Obama has made some stupid comments. In January, in an interview with The New Yorker, he compared Islamic State to a “jayvee” [junior varsity] team. Just last month during a discussion of his strategy to fight Islamic State he admitted, “I don’t want to put the cart before the horse. We don’t have a strategy yet.”
But Republicans have little to offer as an alternative.
Suggestions for combating Islamic State, put forth by Sens. John McCain and Lindsey Graham in a recent op-ed in the New York Times, are almost identical to Obama’s strategy.
Like him, they suggest expanding US-led air attacks to Syria.
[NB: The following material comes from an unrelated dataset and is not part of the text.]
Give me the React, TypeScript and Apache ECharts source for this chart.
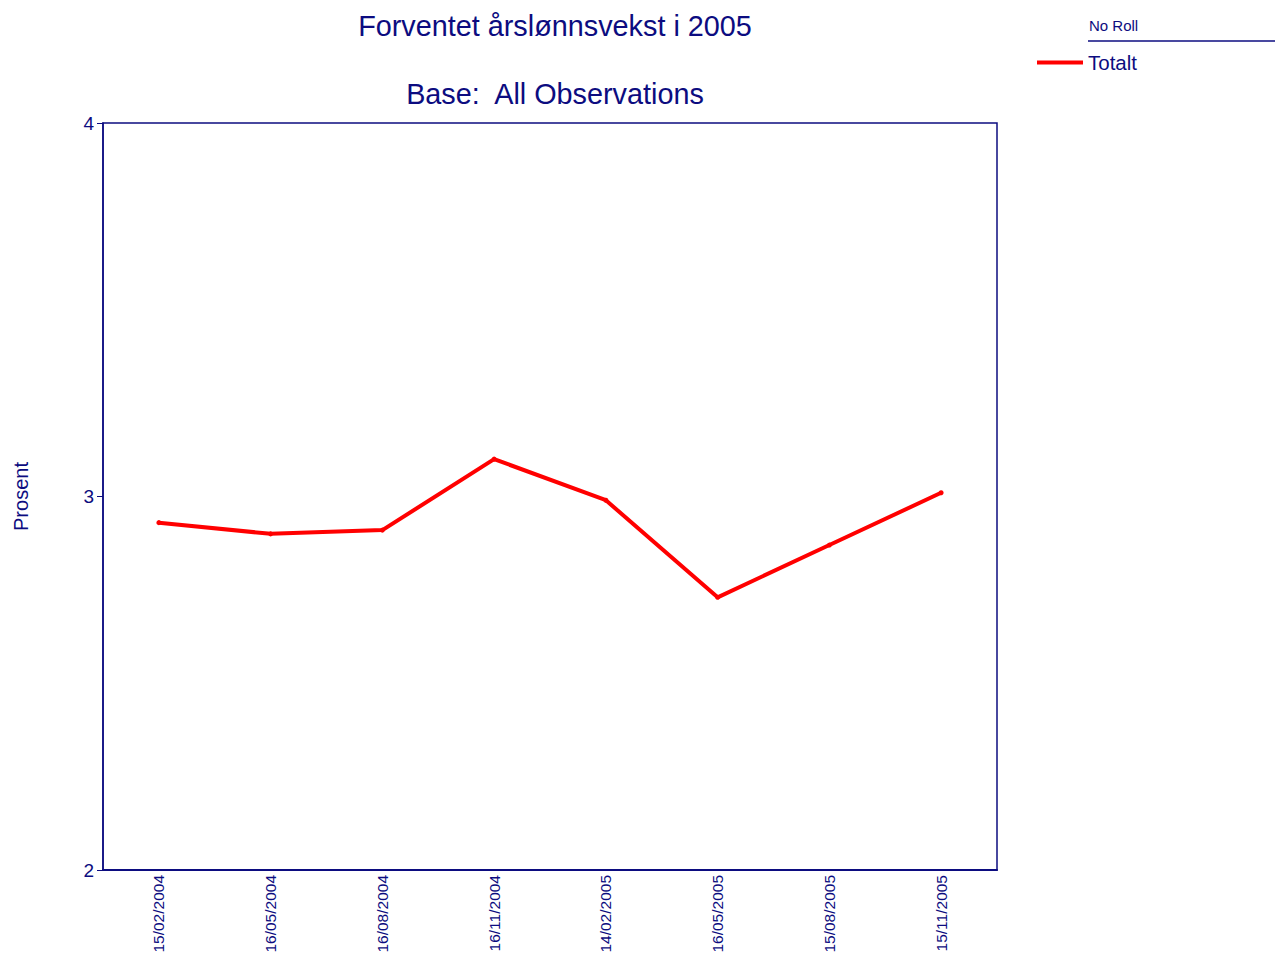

And Americans view skeptically McCain’s claim that a large contingent of US troops should have remained in Iraq after 2011.
Over the decade since the invasion of Iraq, Republicans and Democrats alike have learned the hard way the limits of the US’s ability to effect change. Afghanistan and Libya offer additional examples of how difficult, if not impossible, regime change can be. In contrast, Egypt is proof that regime change is possible when the local population is actively involved in the shaping of its future.
Ultimately, Syrians, Iraqis and other peoples in the region will have to sort out their own problems and take responsibility for their own destinies. Obama speech on the 13th anniversary of 9/11 reflected this hard-learned fact.